I was a little leery of the eye pillows. They smelled (lavender?) and felt fantastic, but I’m ridiculously a bit paranoid about germs. In class, when an instructor tells us to rub our hands together to create heat and then place them over our eyes, I always cheat and put them on my forehead instead.  You should never touch your eyes! That’s how you get sick! I can’t let go of these thoughts. So, I didn’t like the idea of putting eye pillows that other people had touched and used on my eyes. I did it though, and tried very hard not to think about it.

I didn’t get sick.

Cycle CORE

Downtown
Wednesday, 9:15 AM – 10:15 AM

I wasn’t really interested in the core part, but this was the only cycle class that fit into my schedule for the day.
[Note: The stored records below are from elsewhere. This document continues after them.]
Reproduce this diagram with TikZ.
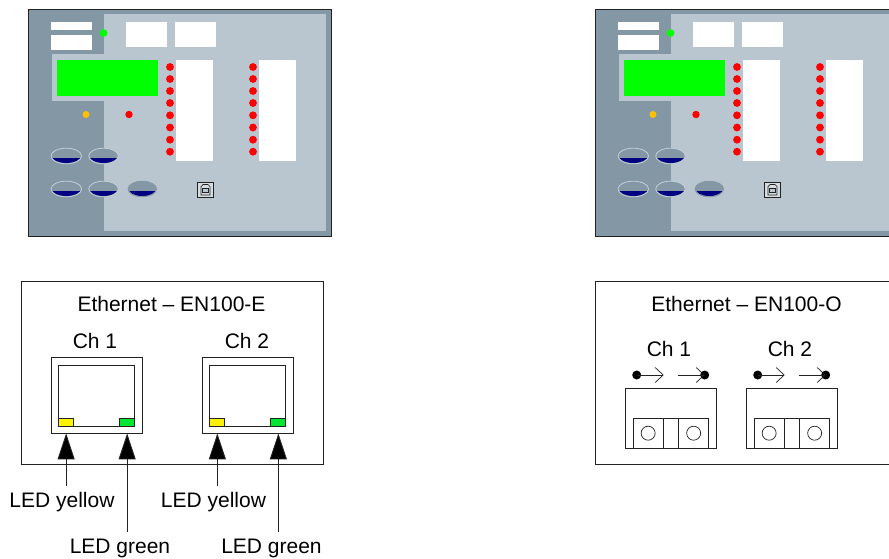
\documentclass[tikz,border=0pt]{standalone}
\usepackage{fontspec}
\setmainfont{Liberation Sans}
\usetikzlibrary{arrows.meta,calc}
\definecolor{paneldark}{HTML}{8497A5}
\definecolor{panellight}{HTML}{B9C6CF}
\definecolor{btnedge}{HTML}{C3CFD7}
\definecolor{btnblue}{HTML}{000080}
\definecolor{amber}{HTML}{FFC000}
\definecolor{ledgreen}{HTML}{00E632}
\definecolor{ink}{HTML}{222222}
\tikzset{
  whitepanel/.style={fill=white,draw=none},
  reddot/.style={fill=red,draw=none},
  boxline/.style={draw=ink,line width=0.9pt,fill=white},
  caption/.style={font=\fontsize{21}{23}\selectfont,text=black,inner sep=0pt},
  ledlabel/.style={font=\fontsize{21}{23}\selectfont,text=black,inner sep=0pt,minimum height=20pt,anchor=center},
  socketbox/.style={boxline,inner sep=0pt,anchor=north west},
  ledbox/.style={draw=ink,line width=0.9pt,inner sep=0pt,anchor=north west,minimum width=15pt,minimum height=8pt},
  ledarrow/.style={draw=ink,line width=0.9pt,-{Triangle[length=26pt,width=17pt,fill=black]}},
  openarrow/.style={draw=ink,line width=0.8pt,-{Straight Barb[length=8pt,width=15pt,line width=0.7pt]}},
  fibredot/.style={circle,fill=black,inner sep=0pt,minimum size=9pt},
  portring/.style={circle,draw=ink,line width=0.7pt,fill=white,inner sep=0pt,minimum size=14pt}
}
\newcommand{\pushbtn}[4]{%
  \fill[paneldark] (#1,#2) ellipse [x radius=#3,y radius=7.8];
  \begin{scope}
    \clip (#1-#3,#2+2) rectangle (#1+#3,#2+9);
    \fill[btnblue] (#1,#2) ellipse [x radius=#3-0.8,y radius=7];
  \end{scope}
  \draw[#4,line width=0.8pt] (#1,#2) ellipse [x radius=#3,y radius=7.8];
}
\newcommand{\frontpanel}[1]{%
  \begin{scope}[shift={(#1,0)}]
    \draw[fill=paneldark,draw=ink,line width=1pt] (28.5,9.5) rectangle (331,236);
    \fill[panellight] (104,14) rectangle (326,231);
    \fill[panellight] (52,54) rectangle (104,101);
    \fill[whitepanel] (51,22) rectangle (92,30);
    \fill[whitepanel] (51,35) rectangle (92,50);
    \fill[whitepanel] (126,22) rectangle (167,47);
    \fill[whitepanel] (175,22) rectangle (216,47);
    \fill[green] (57,60) rectangle (158,96);
    \fill[whitepanel] (176,60) rectangle (213,161);
    \fill[whitepanel] (259,60) rectangle (296,161);
    \fill[green] (103.5,33) circle (3.9);
    \foreach \yy in {67,79,91,103,115.3,127.5,139.7,151.7}{
      \fill[reddot] (170,\yy) circle (3.9);
      \fill[reddot] (253,\yy) circle (3.9);
    }
    \fill[amber] (86,114.5) circle (3.5);
    \fill[reddot] (129,114.5) circle (3.7);
    \pushbtn{66.3}{156}{15.3}{btnedge}
    \pushbtn{103.5}{156}{14.8}{btnedge}
    \pushbtn{66.3}{189}{15.3}{btnedge}
    \pushbtn{103.5}{189}{14.8}{btnedge}
    \pushbtn{142.3}{189}{14.3}{paneldark}
    \draw[fill=panellight!60!white,draw=ink,line width=0.9pt] (197.7,182.3) rectangle (213.3,197.3);
    \draw[draw=ink,line width=0.7pt] (201,195) -- (201,186.5) -- (203,184.5) -- (208,184.5) -- (210,186.5) -- (210,195) -- cycle;
    \draw[draw=ink,line width=0.7pt,fill=panellight] (202.8,188.5) rectangle (208.2,192);
  \end{scope}
}
\newcommand{\rjsocket}[2]{%
  \node[socketbox,minimum width=91pt,minimum height=75.5pt] (outer#1) at (#2,357) {};
  \node[socketbox,minimum width=76pt,minimum height=61pt] (inner#1) at ($(#2,365)+(7.5,0)$) {};
  \node[ledbox,fill=yellow] (yellow#1) at (inner#1.south west) [anchor=south west] {};
  \node[ledbox,fill=ledgreen] (green#1) at (inner#1.south east) [anchor=south east] {};
}
\newcommand{\fibreport}[3]{%
  \node[caption] (fibrecap#1) at (#2+43.8,349) {#3};
  \node[socketbox,minimum width=91pt,minimum height=60.5pt] (fibre#1) at (#2,387.5) {};
  \node[socketbox,minimum width=30pt,minimum height=30.5pt] (fibreL#1) at (#2+7.5,417.5) {};
  \node[socketbox,minimum width=15.5pt,minimum height=30.5pt] (fibreM#1) at (#2+37.5,417.5) {};
  \node[socketbox,minimum width=30pt,minimum height=30.5pt] (fibreR#1) at (#2+53,417.5) {};
  \node[portring] (ringL#1) at (fibreL#1.center) {};
  \node[portring] (ringR#1) at (fibreR#1.center) {};
  \node[fibredot] (txdot#1) at (#2+11.5,375) {};
  \coordinate (txend#1) at (#2+38.5,375);
  \draw[openarrow] (txdot#1.center) -- (txend#1);
  \node[fibredot] (rxdot#1) at (#2+79.5,375) {};
  \coordinate (rxstart#1) at (#2+52.5,375);
  \draw[openarrow] (rxstart#1) -- (rxdot#1.center);
}
\begin{document}
\begin{tikzpicture}[x=1pt,y=-1pt]
  \useasboundingbox (0,0) rectangle (889,558);
  \clip (0,0) rectangle (889,558);
  \frontpanel{0}
  \frontpanel{567}

  % EN100-E
  \node[boxline,inner sep=0pt,anchor=north west,minimum width=302pt,minimum height=183pt] (boxE) at (20.7,281) {};
  \node[caption] (titleE) at (171.5,304) {Ethernet -- EN100-E};
  \node[caption] (capE1) at (95,341) {Ch 1};
  \node[caption] (capE2) at (247,341) {Ch 2};
  \rjsocket{1}{50.7}
  \rjsocket{2}{201.9}
  \node[ledlabel] (ly1) at (62,502) {LED yellow};
  \node[ledlabel] (ly2) at (213.5,502) {LED yellow};
  \node[ledlabel] (lg1) at (120,548) {LED green};
  \node[ledlabel] (lg2) at (271.5,548) {LED green};
  \draw[ledarrow] (ly1.north -| yellow1.south) ++(0,-6) -- (yellow1.south |- outer1.south);
  \draw[ledarrow] (ly2.north -| yellow2.south) ++(0,-6) -- (yellow2.south |- outer2.south);
  \draw[ledarrow] (lg1.north -| green1.south) ++(0,-6) -- (green1.south |- outer1.south);
  \draw[ledarrow] (lg2.north -| green2.south) ++(0,-6) -- (green2.south |- outer2.south);

  % EN100-O
  \node[boxline,inner sep=0pt,anchor=north west,minimum width=302pt,minimum height=182.5pt] (boxO) at (595.2,281) {};
  \node[caption] (titleO) at (746.5,304) {Ethernet -- EN100-O};
  \fibreport{1}{625.2}{Ch 1}
  \fibreport{2}{746.2}{Ch 2}
\end{tikzpicture}
\end{document}
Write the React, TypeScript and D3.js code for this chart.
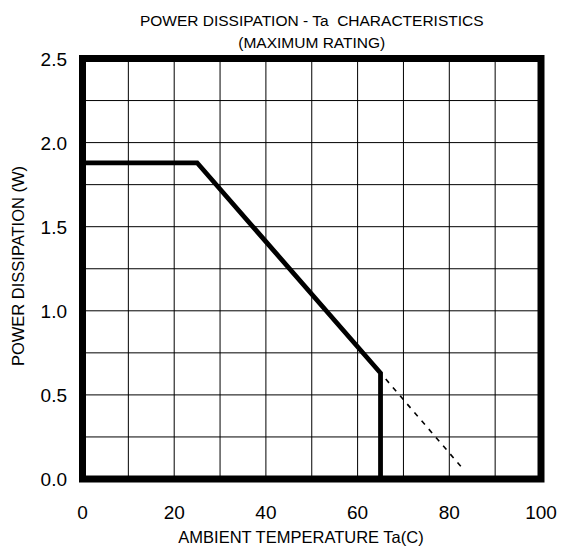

It was my first cycle class at ACAC. The online schedule says to sign up 15 minutes in advance (because there are a limited number of bikes). I arrived about 25 minutes before class and the sign up sheet wasn’t out yet. I went upstairs and did some foam rolling to kill time.

I wasn’t sure what I should wear, but decided on my triathlon shorts. I wore regular shorts over them so I wouldn’t have to walk around in them, though. There were only about 8 other people in the class and they were all wearing Capri workout pants.

The pedals on the bikes had clips on one side and cages on the other. I had worn running shoes and the cages worked fine, but it was nice to know that I could also wear my cycle shoes.

I started off with too much tension on my bike and quickly wore myself out. We did a number of intervals (speed, standing, hills). There was a puddle of sweat under my bike. I was happy that I’d worn shorts.

I also ended up being grateful that the class had a “core” component. That meant we were done with the bike portion at 45 minutes. I wasn’t sure I had another 15 minutes of cycling left in me.

We grabbed mats and kettlebells and went through a series of core exercises.

I was worried that my legs were going to be sore from all the standing (and hovering) we did on the bikes, but two days later it was only my abs that were sore.

Cycle

Downtown
Wednesday, 6:00 AM – 7:00 AM

I wore my tri shorts again and brought my cycle shoes to change into. This time I wasn’t the only one in cycle-type shorts.

The class was more crowded than the Cycle CORE class had been.

I liked that the instructor gave us number ranges to shoot for (cadence, resistance and watts). Although, I think there was something wrong with the watts feature on my bike. I was never working as hard as it seemed like I should be at the number she told us to shoot for. It was kind of fun to think that I’m just in such amazing shape that 300 watts is easy for me, but I’m pretty sure that’s not the case.

Don’t get me wrong, though. I was working hard! I started watching the clock with thirty minutes to go. A puddle of sweat accumulated under my bike again.

I grabbed one of the chilled towels out of the cooler on the way out. What a great perk! I wiped my face, then wrapped it around my neck. It always takes me forever to stop sweating after an intense workout. The towel helped cool me down more quickly.